Complete step by step answer:
Now let’s start the understanding of chromyl chloride test in detail.
- A little amount of salt-containing chloride ion e.g. NaCl is mixed with an equal amount of solid potassium dichromate in a test tube along with concentrated sulphuric acid.
\[\underset{\text{Sodium Chloride}}{\mathop{4NaCl}}\,+\underset{\text{Potassium Chromate}}{\mathop{{{K}_{2}}C{{r}_{2}}{{O}_{7}}}}\,+\underset{\text{conc}\text{. Sulphuric Acid}}{\mathop{6{{H}_{2}}S{{O}_{4}}}}\,\to \underset{\text{Potassium bisulphate}}{\mathop{2KHS{{O}_{4}}}}\,+\underset{\text{Chromyl Chloride (Red fumes)}}{\mathop{2Cr{{O}_{2}}C{{l}_{2}}}}\,+\underset{\text{Sodium Bisulphate}}{\mathop{4NaHS{{O}_{4}}}}\,+\underset{\text{Water}}{\mathop{3{{H}_{2}}O}}\,\]

- Then it is heated for some time which leads to the evolution of red fumes of chromyl chloride ($Cr{{O}_{2}}C{{l}_{2}}$). When this gas is passed through a sodium hydroxide solution then a yellow solution is obtained due to the presence of sodium chromate ($N{{a}_{2}}Cr{{O}_{4}}$).
\[\underset{\text{Chromyl Chloride}}{\mathop{Cr{{O}_{2}}C{{l}_{2}}}}\,+\underset{\text{Sodium Hydroxide}}{\mathop{4NaOH}}\,\to \underset{\text{Sodium Chromate (Yellow)}}{\mathop{N{{a}_{2}}Cr{{O}_{4}}}}\,+\underset{\text{Sodium Chloride}}{\mathop{2NaCl}}\,+\underset{\text{Water}}{\mathop{2{{H}_{2}}O}}\,\]

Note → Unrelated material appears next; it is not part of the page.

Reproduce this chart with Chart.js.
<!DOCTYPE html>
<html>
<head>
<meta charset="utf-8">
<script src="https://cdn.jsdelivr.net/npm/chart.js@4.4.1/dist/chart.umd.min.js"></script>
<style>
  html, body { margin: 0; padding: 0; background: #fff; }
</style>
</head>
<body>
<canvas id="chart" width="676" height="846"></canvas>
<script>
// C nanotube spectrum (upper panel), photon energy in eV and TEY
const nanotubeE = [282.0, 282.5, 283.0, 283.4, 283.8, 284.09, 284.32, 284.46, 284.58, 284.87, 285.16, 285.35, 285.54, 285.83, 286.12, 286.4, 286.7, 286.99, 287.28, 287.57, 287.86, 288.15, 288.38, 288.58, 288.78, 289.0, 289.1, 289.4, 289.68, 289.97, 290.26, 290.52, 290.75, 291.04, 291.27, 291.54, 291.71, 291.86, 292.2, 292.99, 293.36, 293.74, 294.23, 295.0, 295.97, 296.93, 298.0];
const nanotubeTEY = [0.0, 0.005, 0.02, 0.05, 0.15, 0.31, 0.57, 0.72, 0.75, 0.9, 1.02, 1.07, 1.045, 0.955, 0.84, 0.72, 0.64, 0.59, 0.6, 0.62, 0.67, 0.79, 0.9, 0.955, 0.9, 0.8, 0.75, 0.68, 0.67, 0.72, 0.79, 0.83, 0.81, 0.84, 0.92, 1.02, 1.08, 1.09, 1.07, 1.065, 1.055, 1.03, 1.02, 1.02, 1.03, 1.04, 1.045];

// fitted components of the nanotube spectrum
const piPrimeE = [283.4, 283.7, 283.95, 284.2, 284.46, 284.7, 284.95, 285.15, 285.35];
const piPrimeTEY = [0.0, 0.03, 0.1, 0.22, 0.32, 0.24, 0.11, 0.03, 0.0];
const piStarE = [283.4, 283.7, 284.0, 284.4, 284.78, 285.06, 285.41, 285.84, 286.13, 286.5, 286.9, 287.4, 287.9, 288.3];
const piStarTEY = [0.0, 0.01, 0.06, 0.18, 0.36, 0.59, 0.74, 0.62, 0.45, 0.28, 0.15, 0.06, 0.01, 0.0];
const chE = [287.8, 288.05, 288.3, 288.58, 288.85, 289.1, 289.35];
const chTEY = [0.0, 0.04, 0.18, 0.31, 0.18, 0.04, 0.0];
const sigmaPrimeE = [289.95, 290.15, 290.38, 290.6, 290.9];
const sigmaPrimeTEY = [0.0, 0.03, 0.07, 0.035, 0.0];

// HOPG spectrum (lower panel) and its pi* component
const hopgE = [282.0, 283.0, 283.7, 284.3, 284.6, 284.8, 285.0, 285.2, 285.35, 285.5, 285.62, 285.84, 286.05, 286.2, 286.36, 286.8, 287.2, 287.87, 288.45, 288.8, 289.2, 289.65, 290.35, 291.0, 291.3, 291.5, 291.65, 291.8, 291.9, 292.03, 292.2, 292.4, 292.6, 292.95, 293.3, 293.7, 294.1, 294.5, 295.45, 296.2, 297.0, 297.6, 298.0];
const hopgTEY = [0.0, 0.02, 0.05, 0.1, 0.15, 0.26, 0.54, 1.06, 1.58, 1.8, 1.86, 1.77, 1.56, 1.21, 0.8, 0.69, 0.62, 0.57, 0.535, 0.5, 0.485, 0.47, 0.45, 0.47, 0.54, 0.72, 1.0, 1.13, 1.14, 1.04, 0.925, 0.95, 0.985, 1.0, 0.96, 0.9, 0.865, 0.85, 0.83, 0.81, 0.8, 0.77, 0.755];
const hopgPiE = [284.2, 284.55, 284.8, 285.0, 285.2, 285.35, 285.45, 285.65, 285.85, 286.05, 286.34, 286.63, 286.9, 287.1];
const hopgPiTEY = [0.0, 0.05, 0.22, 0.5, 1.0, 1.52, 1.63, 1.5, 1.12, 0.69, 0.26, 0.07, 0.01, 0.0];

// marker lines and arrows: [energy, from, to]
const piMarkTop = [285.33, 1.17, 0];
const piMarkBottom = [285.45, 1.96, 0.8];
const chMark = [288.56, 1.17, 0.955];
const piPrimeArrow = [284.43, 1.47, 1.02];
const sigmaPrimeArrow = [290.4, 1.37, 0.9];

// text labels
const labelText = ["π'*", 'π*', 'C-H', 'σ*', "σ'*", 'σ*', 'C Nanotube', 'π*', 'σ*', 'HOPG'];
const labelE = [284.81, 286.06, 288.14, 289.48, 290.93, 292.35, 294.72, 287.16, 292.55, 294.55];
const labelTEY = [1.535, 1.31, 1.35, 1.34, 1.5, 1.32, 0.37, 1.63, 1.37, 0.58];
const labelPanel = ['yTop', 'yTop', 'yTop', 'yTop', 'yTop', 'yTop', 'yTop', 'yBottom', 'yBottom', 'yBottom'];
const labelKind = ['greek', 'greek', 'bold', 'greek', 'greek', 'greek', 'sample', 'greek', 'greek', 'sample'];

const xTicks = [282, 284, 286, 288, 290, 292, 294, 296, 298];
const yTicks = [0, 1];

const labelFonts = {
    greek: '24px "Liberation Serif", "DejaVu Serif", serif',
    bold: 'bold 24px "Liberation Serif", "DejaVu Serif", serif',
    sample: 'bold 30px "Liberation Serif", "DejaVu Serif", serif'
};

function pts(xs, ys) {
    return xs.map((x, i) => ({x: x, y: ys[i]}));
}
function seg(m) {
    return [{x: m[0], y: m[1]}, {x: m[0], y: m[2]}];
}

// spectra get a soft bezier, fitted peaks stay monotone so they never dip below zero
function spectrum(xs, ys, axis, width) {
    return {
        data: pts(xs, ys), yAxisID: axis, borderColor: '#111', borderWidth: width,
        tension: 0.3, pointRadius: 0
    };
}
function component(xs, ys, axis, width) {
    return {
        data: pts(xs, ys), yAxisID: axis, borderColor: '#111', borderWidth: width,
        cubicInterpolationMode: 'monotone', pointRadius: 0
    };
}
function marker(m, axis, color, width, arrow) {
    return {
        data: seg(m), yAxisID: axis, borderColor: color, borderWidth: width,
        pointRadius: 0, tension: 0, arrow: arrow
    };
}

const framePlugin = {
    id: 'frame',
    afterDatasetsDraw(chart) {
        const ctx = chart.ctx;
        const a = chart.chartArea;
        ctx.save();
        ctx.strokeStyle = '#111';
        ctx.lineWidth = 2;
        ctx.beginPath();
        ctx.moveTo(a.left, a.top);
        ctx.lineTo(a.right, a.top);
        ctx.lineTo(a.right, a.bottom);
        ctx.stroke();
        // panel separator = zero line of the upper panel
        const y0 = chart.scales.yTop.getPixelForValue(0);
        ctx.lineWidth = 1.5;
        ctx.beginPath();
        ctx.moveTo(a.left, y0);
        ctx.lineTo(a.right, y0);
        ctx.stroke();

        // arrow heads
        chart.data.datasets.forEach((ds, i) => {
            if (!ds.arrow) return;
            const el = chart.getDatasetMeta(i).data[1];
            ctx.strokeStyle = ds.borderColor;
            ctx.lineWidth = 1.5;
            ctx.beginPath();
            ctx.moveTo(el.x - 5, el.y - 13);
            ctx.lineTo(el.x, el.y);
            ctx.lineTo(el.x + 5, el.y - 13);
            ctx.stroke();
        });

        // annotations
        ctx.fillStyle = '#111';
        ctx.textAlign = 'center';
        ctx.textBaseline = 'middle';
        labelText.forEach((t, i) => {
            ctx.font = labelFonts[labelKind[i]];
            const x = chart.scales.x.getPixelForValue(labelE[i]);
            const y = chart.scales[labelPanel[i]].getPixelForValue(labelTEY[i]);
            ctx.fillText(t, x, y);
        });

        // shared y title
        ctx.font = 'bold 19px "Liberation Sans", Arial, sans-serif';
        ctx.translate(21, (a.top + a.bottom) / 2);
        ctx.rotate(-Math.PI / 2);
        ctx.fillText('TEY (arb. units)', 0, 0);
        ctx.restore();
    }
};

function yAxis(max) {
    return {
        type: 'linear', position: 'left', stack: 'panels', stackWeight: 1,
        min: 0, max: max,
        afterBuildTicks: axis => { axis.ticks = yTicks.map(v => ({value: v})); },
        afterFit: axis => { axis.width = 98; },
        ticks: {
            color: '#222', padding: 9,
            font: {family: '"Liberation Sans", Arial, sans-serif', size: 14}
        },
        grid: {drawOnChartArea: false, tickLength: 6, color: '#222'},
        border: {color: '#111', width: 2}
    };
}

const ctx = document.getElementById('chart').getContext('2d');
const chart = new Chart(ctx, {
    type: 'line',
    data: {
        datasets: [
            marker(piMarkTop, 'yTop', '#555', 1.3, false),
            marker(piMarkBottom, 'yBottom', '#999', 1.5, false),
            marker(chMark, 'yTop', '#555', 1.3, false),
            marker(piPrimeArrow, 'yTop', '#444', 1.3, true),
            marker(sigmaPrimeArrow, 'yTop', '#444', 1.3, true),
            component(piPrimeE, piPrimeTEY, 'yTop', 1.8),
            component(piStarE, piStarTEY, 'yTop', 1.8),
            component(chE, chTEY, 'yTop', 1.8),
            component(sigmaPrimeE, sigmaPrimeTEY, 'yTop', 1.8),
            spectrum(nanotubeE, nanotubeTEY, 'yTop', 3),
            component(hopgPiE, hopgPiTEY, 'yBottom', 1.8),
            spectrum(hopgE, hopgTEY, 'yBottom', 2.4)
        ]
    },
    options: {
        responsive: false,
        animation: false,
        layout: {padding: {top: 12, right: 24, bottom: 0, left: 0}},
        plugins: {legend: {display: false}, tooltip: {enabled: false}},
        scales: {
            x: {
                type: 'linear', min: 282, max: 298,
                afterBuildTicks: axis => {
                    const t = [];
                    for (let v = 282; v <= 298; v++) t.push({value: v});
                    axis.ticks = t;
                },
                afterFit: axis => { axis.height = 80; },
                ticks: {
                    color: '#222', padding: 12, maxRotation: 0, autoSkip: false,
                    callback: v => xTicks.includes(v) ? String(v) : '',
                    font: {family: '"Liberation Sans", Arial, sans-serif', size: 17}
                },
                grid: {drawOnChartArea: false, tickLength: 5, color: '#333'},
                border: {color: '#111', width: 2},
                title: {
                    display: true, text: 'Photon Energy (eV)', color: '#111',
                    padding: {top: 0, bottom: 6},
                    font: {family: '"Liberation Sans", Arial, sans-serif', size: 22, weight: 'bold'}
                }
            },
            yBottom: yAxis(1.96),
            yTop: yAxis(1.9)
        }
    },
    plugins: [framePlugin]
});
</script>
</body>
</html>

- Then the solution is divided into two parts:
- When we take the first part and acidify it with acetic acid and lead acetate solution then there is a formation of a yellow precipitate of lead chromate (\[PbCr{{O}_{3}}\]) which confirms the presence of chloride ions in the salt this chromyl chloride test.
\[\underset{\text{Lead Acetate}}{\mathop{{{\left( C{{H}_{3}}COO \right)}_{2}}Pb}}\,+\underset{\text{Sodium Chromate}}{\mathop{N{{a}_{2}}Cr{{O}_{4}}}}\,\xrightarrow{C{{H}_{3}}COOH}\underset{\text{Lead Chromate}}{\mathop{PbCr{{O}_{4}}}}\,\downarrow +2\underset{\text{Sodium Acetate}}{\mathop{C{{H}_{3}}COONa}}\,\]

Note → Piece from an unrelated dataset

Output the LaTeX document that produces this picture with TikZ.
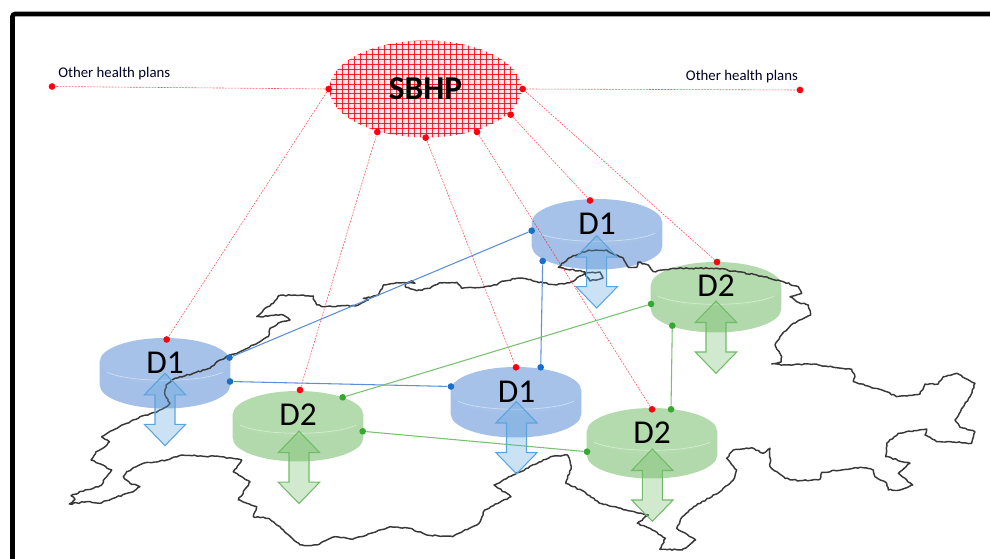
\documentclass[tikz,border=0pt]{standalone}
\usepackage{fontspec}
\setmainfont{Carlito}
\usetikzlibrary{shapes.geometric,decorations.pathmorphing}
\definecolor{rd}{HTML}{FF0010}
\definecolor{bdot}{HTML}{1C6FC8}
\definecolor{bline}{HTML}{5C8FD8}
\definecolor{gdot}{HTML}{36A832}
\definecolor{gline}{HTML}{79C070}
\definecolor{bdisc}{HTML}{A7C2E9}
\definecolor{bside}{HTML}{A5C0E8}
\definecolor{gdisc}{HTML}{B4DBAE}
\definecolor{gside}{HTML}{B2D9AB}
\definecolor{barrow}{HTML}{5AA5DE}
\definecolor{garrow}{HTML}{70BC66}
\tikzset{
  rdot/.style={circle,fill=rd,inner sep=0pt,minimum size=5pt},
  bluedot/.style={circle,fill=bdot,inner sep=0pt,minimum size=5pt},
  greendot/.style={circle,fill=gdot,inner sep=0pt,minimum size=5pt},
  redlink/.style={draw=rd,line width=0.45pt,dash pattern=on 1.4pt off 0.9pt,opacity=.65},
  bluelink/.style={draw=bline,line width=0.8pt},
  greenlink/.style={draw=gline,line width=0.8pt},
  disclabel/.style={font=\fontsize{25}{25}\selectfont,inner sep=0pt},
  smalllabel/.style={font=\fontsize{11.1}{13}\selectfont,inner sep=0pt,text=black!85!blue},
  mapline/.style={draw=black!78,line width=1.1pt,line join=round,
    decorate,decoration={random steps,segment length=1.9pt,amplitude=0.5pt}},
}
% cx, top y, fill, side fill
\newcommand{\cyldisc}[4]{%
  \fill[#4] (#1-65.3,#2+23.5) -- (#1-65.3,#2+47) arc[start angle=180,end angle=360,x radius=65.3,y radius=-23.5] -- (#1+65.3,#2+23.5) -- cycle;
  \fill[#3] (#1,#2+23.5) ellipse[x radius=65.3,y radius=23.5];
  \draw[white,opacity=.5,line width=.45pt] (#1-58,#2+34.2) .. controls (#1-35,#2+45) and (#1+35,#2+45) .. (#1+58,#2+34.2);
}
% cx, top tip y, edge colour, fill colour
\newcommand{\updown}[4]{%
  \filldraw[draw=#3,fill=#4,fill opacity=.32,line width=.8pt,line join=miter]
    (#1,#2) -- (#1+20.7,#2+21.5) -- (#1+10,#2+21.5) -- (#1+10,#2+51) -- (#1+20.7,#2+51)
    -- (#1,#2+72.3) -- (#1-20.7,#2+51) -- (#1-10,#2+51) -- (#1-10,#2+21.5) -- (#1-20.7,#2+21.5) -- cycle;
}
\begin{document}
\begin{tikzpicture}[x=0.75pt,y=-0.75pt]
\useasboundingbox (0,0) rectangle (990,559);
% frame
\draw[black,line width=3.5pt,rounded corners=2pt] (12.5,559) -- (12.5,14) -- (990,14);

% discs
\cyldisc{165}{338}{bdisc}{bside}
\cyldisc{298}{391}{gdisc}{gside}
\cyldisc{516}{367}{bdisc}{bside}
\cyldisc{652}{408}{gdisc}{gside}
\cyldisc{597}{199}{bdisc}{bside}
\cyldisc{716}{262}{gdisc}{gside}

% map outline
\draw[mapline] (69.3,504) -- (75,499.3) -- (71,495.7) -- (85,490) -- (93.3,488.3) -- (101.7,485) -- (105,478.3) -- (111.7,470) -- (98.3,463.3) -- (91,460) -- (96,451.7) -- (105,446.7) -- (109.3,441.7) -- (101.7,436.7) -- (113.3,430) -- (126.7,423.3) -- (140,416.7) -- (155,412.7) -- (166.7,406.7) -- (170,403.3) -- (165,395) -- (166,385) -- (175,378.3) -- (193.3,373.3) -- (210,368.3) -- (220,360) -- (230,355) -- (240,351.7) -- (253.3,345) -- (268.3,336.7) -- (270,328.3) -- (281.7,321.7) -- (290,320) -- (283.3,315) -- (256.7,316.7) -- (263.3,310) -- (273.3,303.3) -- (278.3,296) -- (293.3,295) -- (313.3,296) -- (314,300) -- (316.7,305) -- (325,306.7) -- (340,306) -- (355,306) -- (368.3,300) -- (363.3,298.3) -- (378.3,295) -- (383.3,285) -- (396.7,282.7) -- (406.7,283.3) -- (415,283.3) -- (411.7,280.7) -- (405.7,283.3) -- (405.7,287.3) -- (416.7,290.7) -- (430,288.3) -- (440,282.7) -- (456.7,282.3) -- (461.7,288.3) -- (483.3,287.3) -- (496.7,285) -- (500,282.3) -- (516.7,278.3) -- (523.3,278.3) -- (536.7,281.7) -- (556.7,285) -- (571.7,281.7) -- (585,273.3) -- (600,272) -- (603,278) -- (590,281) -- (586,276) -- (585,272) -- (558.3,267.3) -- (568.3,258.3) -- (588.3,250) -- (606.7,250) -- (615,255) -- (623.3,258.3) -- (628.3,267.3) -- (636.7,267.3) -- (638,262) -- (648.3,265) -- (653.3,271.7) -- (673.3,268.3) -- (716.7,268.3) -- (756.7,275) -- (783.3,281.7) -- (798.3,286.7) -- (801.7,293.3) -- (790,296.7) -- (796.7,301.7) -- (808.3,305) -- (810.7,315) -- (793.3,323.3) -- (780,336.7) -- (775,345) -- (781.7,356.7) -- (781,362) -- (771.7,364) -- (786.7,365) -- (813.3,364) -- (833.3,367.3) -- (851.7,369.3) -- (855,376.7) -- (853.3,381.7) -- (870,386.7) -- (886.7,391.7) -- (896.7,396.7) -- (920,394) -- (925,384) -- (938.3,384) -- (943.3,376.7) -- (956.7,373.3) -- (975,383.3) -- (970,396.7) -- (963.3,406.7) -- (955,420) -- (960,427.3) -- (975,431.7) -- (971.7,443.3) -- (950,441.7) -- (936.7,441.7) -- (925,435) -- (926.7,429) -- (898.3,433.3) -- (886.7,443.3) -- (885.7,456.7) -- (910,463.3) -- (898.3,473.3) -- (912.7,485) -- (900,490) -- (888.3,490) -- (886.7,483.3) -- (875,476.7) -- (873.3,470) -- (860,467.3) -- (841.7,470) -- (821.7,472.3) -- (820,479.3) -- (800,480.7) -- (785,478.3) -- (770,466.7) -- (770,448.3) -- (763.3,453.3) -- (751.7,447.7) -- (733.3,450) -- (726.7,458.3) -- (736.7,470) -- (733.3,480) -- (720,491.7) -- (693.7,506.7) -- (682.4,516.7) -- (676.7,528.3) -- (695.6,540) -- (682.4,550) -- (659.8,549.3) -- (665.4,538.3) -- (652.3,530) -- (637.2,523.3) -- (648.5,515) -- (625.9,510) -- (599.5,503.3) -- (584.5,491.7) -- (565.7,483.3) -- (571.3,466.7) -- (567.5,455) -- (550.6,456.7) -- (537.4,463.3) -- (513,475) -- (494.1,485) -- (511,496.7) -- (484.7,510) -- (479,523.3) -- (452.7,536.7) -- (426.7,535) -- (410,528.3) -- (390,526.7) -- (366.7,535) -- (353.3,539) -- (335,536.7) -- (316.7,545) -- (300,545) -- (283.3,530) -- (268.3,518.3) -- (253.3,516.7) -- (256.7,506.7) -- (238.3,500) -- (250,481.7) -- (233.3,471.7) -- (241.7,460) -- (220,456.7) -- (181.7,455) -- (166.7,460) -- (143.3,463.3) -- (126.7,471.7) -- (123.3,476.7) -- (130,483.3) -- (140,486.7) -- (133.3,491.7) -- (113.3,498.3) -- (100,503.3) -- (86.7,501.7) -- cycle;

% SBHP hatched ellipse
\fill[rd!10] (425.5,89) ellipse[x radius=96,y radius=48.5];
\begin{scope}
  \clip (425.5,89) ellipse[x radius=96,y radius=48.5];
  \foreach \i in {0,...,32} {\draw[rd,line width=.75pt,opacity=.85] ({330+6*\i},38) -- ({330+6*\i},140);}
  \foreach \i in {0,...,21} {\draw[rd,line width=.7pt,opacity=.85] (328,{40+4.9*\i}) -- (524,{40+4.9*\i});}
\end{scope}
\node[ellipse,minimum width=144pt,minimum height=72.75pt,inner sep=0pt,font=\fontsize{25}{25}\selectfont\bfseries] (sbhp) at (425.5,89) {SBHP};

% dots
\node[rdot] (sL) at (328.7,89) {};
\node[rdot] (sR) at (522.7,89) {};
\node[rdot] (sa) at (377.3,132) {};
\node[rdot] (sb) at (425.7,137.7) {};
\node[rdot] (sc) at (477,132) {};
\node[rdot] (sd) at (510.7,114.7) {};
\node[rdot] (oL) at (52,86.5) {};
\node[rdot] (oR) at (800,90) {};
\node[rdot] (ra) at (166.7,339.5) {};
\node[rdot] (rb) at (300,390) {};
\node[rdot] (rc) at (516,367.3) {};
\node[rdot] (rd1) at (652,409.3) {};
\node[rdot] (re) at (590,200.5) {};
\node[rdot] (rf) at (717,262) {};
\node[bluedot] (b1) at (229.5,357.6) {};
\node[bluedot] (b2) at (531.7,230.7) {};
\node[bluedot] (b3) at (230,381.5) {};
\node[bluedot] (b4) at (451,386.5) {};
\node[bluedot] (b5) at (542.7,261) {};
\node[bluedot] (b6) at (540.7,367.3) {};
\node[greendot] (g1) at (342.7,397.3) {};
\node[greendot] (g2) at (651,304) {};
\node[greendot] (g3) at (362.7,431.3) {};
\node[greendot] (g4) at (587,451.7) {};
\node[greendot] (g5) at (672.3,325.7) {};
\node[greendot] (g6) at (671,409.3) {};

% connectors
\path[redlink] (sL) -- (oL);
\path[redlink] (sR) -- (oR);
\path[redlink] (sL) -- (ra);
\path[redlink] (sa) -- (rb);
\path[redlink] (sb) -- (rc);
\path[redlink] (sc) -- (rd1);
\path[redlink] (sd) -- (re);
\path[redlink] (sR) -- (rf);
\path[bluelink] (b1) -- (b2);
\path[bluelink] (b3) -- (b4);
\path[bluelink] (b5) -- (b6);
\path[greenlink] (g1) -- (g2);
\path[greenlink] (g3) -- (g4);
\path[greenlink] (g5) -- (g6);

% up-down arrows
\updown{165}{373.3}{barrow}{barrow}
\updown{299}{431.2}{garrow}{garrow}
\updown{516.5}{401.5}{barrow}{barrow}
\updown{652.3}{449}{garrow}{garrow}
\updown{596.7}{235.7}{barrow}{barrow}
\updown{716}{301}{garrow}{garrow}

% labels
\node[disclabel] (la) at (165,362.5) {D1};
\node[disclabel] (lb) at (298,415) {D2};
\node[disclabel] (lc) at (516.5,391.5) {D1};
\node[disclabel] (ld) at (652,433) {D2};
\node[disclabel] (le) at (597,224) {D1};
\node[disclabel] (lf) at (716,286) {D2};
\node[smalllabel,anchor=west] (tL) at (58,74) {Other health plans};
\node[smalllabel,anchor=west] (tR) at (685.7,77) {Other health plans};
\end{tikzpicture}
\end{document}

- The second part also contains the chromate ions ($CrO_{4}^{-2}$) formed by the dissociation of sodium chromate ($N{{a}_{2}}Cr{{O}_{4}}$). We take the second part and acidify it. After that, we add small parts of alcohol in it and 1 ml of 10% hydrogen peroxide (${{H}_{2}}{{O}_{2}}$). The chromate ions ($CrO_{4}^{-2}$) reacts with hydrogen peroxide in the presence of the acid to form chromium pentoxide ($Cr{{O}_{5}}$). It dissolves in the alcohol added to form a blue coloured solution.
\[\begin{align}
  & \underset{\text{Chromate Ion}}{\mathop{CrO_{4}^{-2}}}\,+\underset{\text{Acid}}{\mathop{2{{H}^{+}}}}\,+\underset{\text{Hydrogen Peroxide}}{\mathop{2{{H}_{2}}{{O}_{2}}}}\,\to \underset{\text{Chromium Pentoxide}}{\mathop{Cr{{O}_{5}}}}\,+\underset{\text{Water}}{\mathop{3{{H}_{2}}O}}\, \\
 & Cr{{O}_{5}}\xrightarrow{\text{Alcohol}}\text{ Blue Colour} \\
\end{align}\]
This is the chromyl chloride test.

Note: Remember that for the test to come positive, there should be an ample amount of chloride ions in the solution. That means the chloride salt which will undergo this test must dissociate enough to produce the chloride ions that is necessary for this test. Chloride salts like mercuric ($HgC{{l}_{2}}$) and mercurous ($H{{g}_{2}}C{{l}_{2}}$) chloride will not give this test because they undergo very less or no dissociation in the reaction mixture. For these salts, the chromyl chloride test is carried out by preparing the soda extract first.